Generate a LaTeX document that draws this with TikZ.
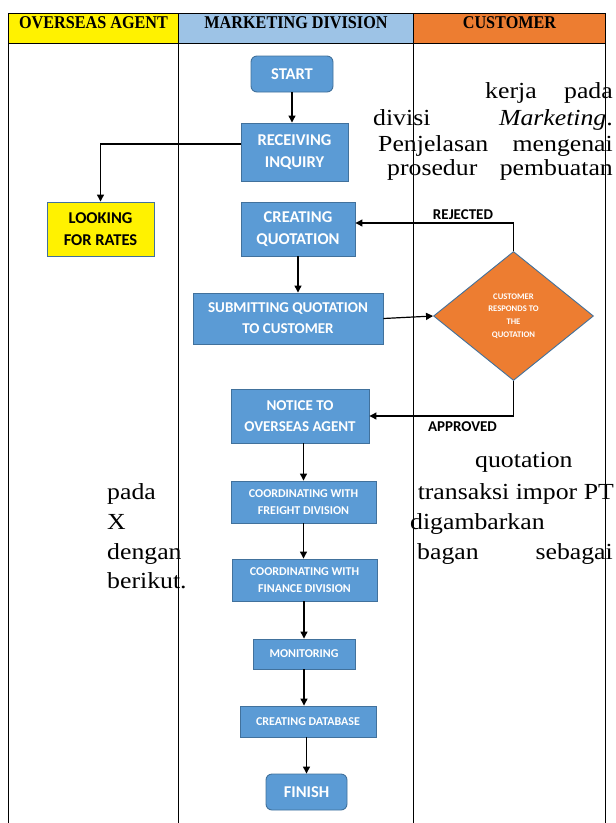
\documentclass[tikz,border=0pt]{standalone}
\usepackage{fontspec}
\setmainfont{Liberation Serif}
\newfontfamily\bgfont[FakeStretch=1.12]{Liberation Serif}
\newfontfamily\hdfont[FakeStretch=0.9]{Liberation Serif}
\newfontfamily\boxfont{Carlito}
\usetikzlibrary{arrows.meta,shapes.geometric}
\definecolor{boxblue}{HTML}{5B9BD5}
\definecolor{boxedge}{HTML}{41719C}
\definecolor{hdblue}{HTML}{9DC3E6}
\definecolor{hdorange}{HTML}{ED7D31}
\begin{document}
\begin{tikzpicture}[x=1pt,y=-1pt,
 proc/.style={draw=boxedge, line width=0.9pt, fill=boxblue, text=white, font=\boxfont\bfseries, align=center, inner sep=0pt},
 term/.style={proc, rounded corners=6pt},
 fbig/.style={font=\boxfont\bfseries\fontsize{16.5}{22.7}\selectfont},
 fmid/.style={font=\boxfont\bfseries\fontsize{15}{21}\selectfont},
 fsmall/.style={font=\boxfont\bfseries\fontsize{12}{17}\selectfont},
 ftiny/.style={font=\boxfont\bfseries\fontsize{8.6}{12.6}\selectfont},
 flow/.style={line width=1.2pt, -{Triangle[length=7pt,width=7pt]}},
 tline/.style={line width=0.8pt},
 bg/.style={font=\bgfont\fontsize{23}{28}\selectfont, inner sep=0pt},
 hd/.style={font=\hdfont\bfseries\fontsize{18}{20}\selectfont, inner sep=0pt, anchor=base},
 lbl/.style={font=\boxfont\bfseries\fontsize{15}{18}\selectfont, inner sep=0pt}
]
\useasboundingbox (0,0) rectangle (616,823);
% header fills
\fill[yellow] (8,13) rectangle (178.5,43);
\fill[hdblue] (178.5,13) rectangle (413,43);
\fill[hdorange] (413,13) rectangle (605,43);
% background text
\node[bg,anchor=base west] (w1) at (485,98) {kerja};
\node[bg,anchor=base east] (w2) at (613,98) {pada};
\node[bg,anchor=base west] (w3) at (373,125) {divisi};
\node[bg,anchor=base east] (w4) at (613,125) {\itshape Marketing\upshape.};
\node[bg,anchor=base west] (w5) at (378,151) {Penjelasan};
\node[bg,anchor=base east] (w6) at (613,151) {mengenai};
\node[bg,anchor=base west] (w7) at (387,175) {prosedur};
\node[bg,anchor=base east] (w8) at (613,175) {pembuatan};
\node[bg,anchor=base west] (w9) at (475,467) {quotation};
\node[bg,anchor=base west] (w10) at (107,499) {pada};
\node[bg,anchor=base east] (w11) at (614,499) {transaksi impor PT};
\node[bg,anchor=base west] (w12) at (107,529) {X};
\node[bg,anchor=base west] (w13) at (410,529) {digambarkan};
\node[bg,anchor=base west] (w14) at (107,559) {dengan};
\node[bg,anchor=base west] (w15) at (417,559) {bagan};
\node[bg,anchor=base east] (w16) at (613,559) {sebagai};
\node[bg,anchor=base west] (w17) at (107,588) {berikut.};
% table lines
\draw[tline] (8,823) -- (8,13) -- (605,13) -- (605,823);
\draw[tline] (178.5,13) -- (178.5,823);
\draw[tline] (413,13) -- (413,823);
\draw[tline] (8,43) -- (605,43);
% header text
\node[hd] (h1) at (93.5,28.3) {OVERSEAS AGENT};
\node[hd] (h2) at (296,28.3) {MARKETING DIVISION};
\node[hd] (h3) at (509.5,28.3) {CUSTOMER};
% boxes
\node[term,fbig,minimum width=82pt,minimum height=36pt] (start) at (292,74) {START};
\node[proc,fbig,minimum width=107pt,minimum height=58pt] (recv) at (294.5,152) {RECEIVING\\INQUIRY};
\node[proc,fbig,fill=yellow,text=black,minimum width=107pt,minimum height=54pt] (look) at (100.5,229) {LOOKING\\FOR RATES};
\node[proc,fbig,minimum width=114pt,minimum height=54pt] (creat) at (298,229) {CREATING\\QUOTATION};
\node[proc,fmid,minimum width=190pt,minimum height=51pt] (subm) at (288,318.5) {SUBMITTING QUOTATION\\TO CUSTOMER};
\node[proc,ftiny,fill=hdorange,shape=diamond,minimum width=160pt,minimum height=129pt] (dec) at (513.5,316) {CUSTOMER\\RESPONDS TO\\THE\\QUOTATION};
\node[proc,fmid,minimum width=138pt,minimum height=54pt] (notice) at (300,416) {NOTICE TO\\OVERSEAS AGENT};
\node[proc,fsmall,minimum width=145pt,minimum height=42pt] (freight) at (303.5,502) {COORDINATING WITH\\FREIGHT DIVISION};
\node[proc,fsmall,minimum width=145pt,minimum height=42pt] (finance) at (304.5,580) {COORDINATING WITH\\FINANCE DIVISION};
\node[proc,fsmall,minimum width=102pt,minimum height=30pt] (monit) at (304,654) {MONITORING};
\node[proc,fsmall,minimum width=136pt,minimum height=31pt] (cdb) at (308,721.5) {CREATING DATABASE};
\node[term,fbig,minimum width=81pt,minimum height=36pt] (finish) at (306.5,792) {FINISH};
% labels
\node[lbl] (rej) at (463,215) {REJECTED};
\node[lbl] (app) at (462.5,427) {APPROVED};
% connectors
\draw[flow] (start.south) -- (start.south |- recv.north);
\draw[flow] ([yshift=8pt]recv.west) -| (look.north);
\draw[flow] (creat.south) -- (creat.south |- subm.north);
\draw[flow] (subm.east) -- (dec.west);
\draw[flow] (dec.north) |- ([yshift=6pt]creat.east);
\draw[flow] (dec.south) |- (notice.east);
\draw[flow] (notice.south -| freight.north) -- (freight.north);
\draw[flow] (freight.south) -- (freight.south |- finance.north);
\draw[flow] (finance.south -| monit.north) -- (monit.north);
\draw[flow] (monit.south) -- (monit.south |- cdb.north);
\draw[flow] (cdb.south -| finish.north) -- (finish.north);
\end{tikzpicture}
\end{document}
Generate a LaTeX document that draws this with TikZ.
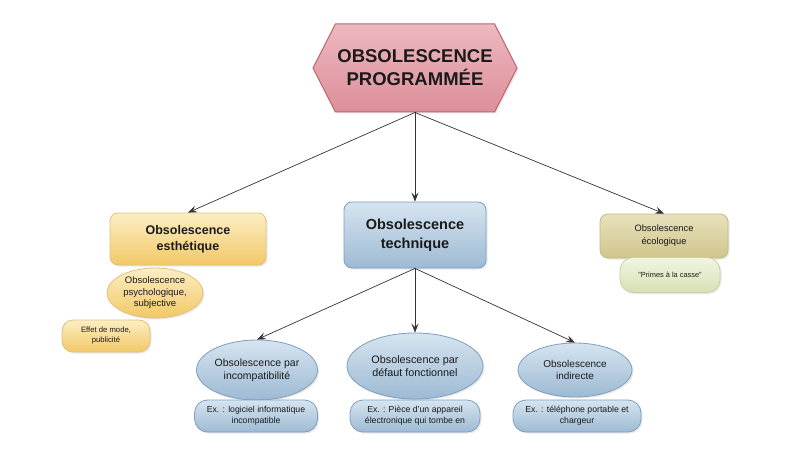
☆ ☆ ☆
TASK GOAL
Each record above must be returned exactly as written, with its pictures omitted.

OUTPUT FOR THIS EXERCISE
Generate a LaTeX document that draws this with TikZ.
\documentclass[tikz,border=0pt]{standalone}
\usepackage{fontspec}
\setmainfont{Liberation Serif}
\newfontfamily\bgfont[FakeStretch=1.12]{Liberation Serif}
\newfontfamily\hdfont[FakeStretch=0.9]{Liberation Serif}
\newfontfamily\boxfont{Carlito}
\usetikzlibrary{arrows.meta,shapes.geometric}
\definecolor{boxblue}{HTML}{5B9BD5}
\definecolor{boxedge}{HTML}{41719C}
\definecolor{hdblue}{HTML}{9DC3E6}
\definecolor{hdorange}{HTML}{ED7D31}
\begin{document}
\begin{tikzpicture}[x=1pt,y=-1pt,
 proc/.style={draw=boxedge, line width=0.9pt, fill=boxblue, text=white, font=\boxfont\bfseries, align=center, inner sep=0pt},
 term/.style={proc, rounded corners=6pt},
 fbig/.style={font=\boxfont\bfseries\fontsize{16.5}{22.7}\selectfont},
 fmid/.style={font=\boxfont\bfseries\fontsize{15}{21}\selectfont},
 fsmall/.style={font=\boxfont\bfseries\fontsize{12}{17}\selectfont},
 ftiny/.style={font=\boxfont\bfseries\fontsize{8.6}{12.6}\selectfont},
 flow/.style={line width=1.2pt, -{Triangle[length=7pt,width=7pt]}},
 tline/.style={line width=0.8pt},
 bg/.style={font=\bgfont\fontsize{23}{28}\selectfont, inner sep=0pt},
 hd/.style={font=\hdfont\bfseries\fontsize{18}{20}\selectfont, inner sep=0pt, anchor=base},
 lbl/.style={font=\boxfont\bfseries\fontsize{15}{18}\selectfont, inner sep=0pt}
]
\useasboundingbox (0,0) rectangle (616,823);
% header fills
\fill[yellow] (8,13) rectangle (178.5,43);
\fill[hdblue] (178.5,13) rectangle (413,43);
\fill[hdorange] (413,13) rectangle (605,43);
% background text
\node[bg,anchor=base west] (w1) at (485,98) {kerja};
\node[bg,anchor=base east] (w2) at (613,98) {pada};
\node[bg,anchor=base west] (w3) at (373,125) {divisi};
\node[bg,anchor=base east] (w4) at (613,125) {\itshape Marketing\upshape.};
\node[bg,anchor=base west] (w5) at (378,151) {Penjelasan};
\node[bg,anchor=base east] (w6) at (613,151) {mengenai};
\node[bg,anchor=base west] (w7) at (387,175) {prosedur};
\node[bg,anchor=base east] (w8) at (613,175) {pembuatan};
\node[bg,anchor=base west] (w9) at (475,467) {quotation};
\node[bg,anchor=base west] (w10) at (107,499) {pada};
\node[bg,anchor=base east] (w11) at (614,499) {transaksi impor PT};
\node[bg,anchor=base west] (w12) at (107,529) {X};
\node[bg,anchor=base west] (w13) at (410,529) {digambarkan};
\node[bg,anchor=base west] (w14) at (107,559) {dengan};
\node[bg,anchor=base west] (w15) at (417,559) {bagan};
\node[bg,anchor=base east] (w16) at (613,559) {sebagai};
\node[bg,anchor=base west] (w17) at (107,588) {berikut.};
% table lines
\draw[tline] (8,823) -- (8,13) -- (605,13) -- (605,823);
\draw[tline] (178.5,13) -- (178.5,823);
\draw[tline] (413,13) -- (413,823);
\draw[tline] (8,43) -- (605,43);
% header text
\node[hd] (h1) at (93.5,28.3) {OVERSEAS AGENT};
\node[hd] (h2) at (296,28.3) {MARKETING DIVISION};
\node[hd] (h3) at (509.5,28.3) {CUSTOMER};
% boxes
\node[term,fbig,minimum width=82pt,minimum height=36pt] (start) at (292,74) {START};
\node[proc,fbig,minimum width=107pt,minimum height=58pt] (recv) at (294.5,152) {RECEIVING\\INQUIRY};
\node[proc,fbig,fill=yellow,text=black,minimum width=107pt,minimum height=54pt] (look) at (100.5,229) {LOOKING\\FOR RATES};
\node[proc,fbig,minimum width=114pt,minimum height=54pt] (creat) at (298,229) {CREATING\\QUOTATION};
\node[proc,fmid,minimum width=190pt,minimum height=51pt] (subm) at (288,318.5) {SUBMITTING QUOTATION\\TO CUSTOMER};
\node[proc,ftiny,fill=hdorange,shape=diamond,minimum width=160pt,minimum height=129pt] (dec) at (513.5,316) {CUSTOMER\\RESPONDS TO\\THE\\QUOTATION};
\node[proc,fmid,minimum width=138pt,minimum height=54pt] (notice) at (300,416) {NOTICE TO\\OVERSEAS AGENT};
\node[proc,fsmall,minimum width=145pt,minimum height=42pt] (freight) at (303.5,502) {COORDINATING WITH\\FREIGHT DIVISION};
\node[proc,fsmall,minimum width=145pt,minimum height=42pt] (finance) at (304.5,580) {COORDINATING WITH\\FINANCE DIVISION};
\node[proc,fsmall,minimum width=102pt,minimum height=30pt] (monit) at (304,654) {MONITORING};
\node[proc,fsmall,minimum width=136pt,minimum height=31pt] (cdb) at (308,721.5) {CREATING DATABASE};
\node[term,fbig,minimum width=81pt,minimum height=36pt] (finish) at (306.5,792) {FINISH};
% labels
\node[lbl] (rej) at (463,215) {REJECTED};
\node[lbl] (app) at (462.5,427) {APPROVED};
% connectors
\draw[flow] (start.south) -- (start.south |- recv.north);
\draw[flow] ([yshift=8pt]recv.west) -| (look.north);
\draw[flow] (creat.south) -- (creat.south |- subm.north);
\draw[flow] (subm.east) -- (dec.west);
\draw[flow] (dec.north) |- ([yshift=6pt]creat.east);
\draw[flow] (dec.south) |- (notice.east);
\draw[flow] (notice.south -| freight.north) -- (freight.north);
\draw[flow] (freight.south) -- (freight.south |- finance.north);
\draw[flow] (finance.south -| monit.north) -- (monit.north);
\draw[flow] (monit.south) -- (monit.south |- cdb.north);
\draw[flow] (cdb.south -| finish.north) -- (finish.north);
\end{tikzpicture}
\end{document}
Generate a LaTeX document that draws this with TikZ.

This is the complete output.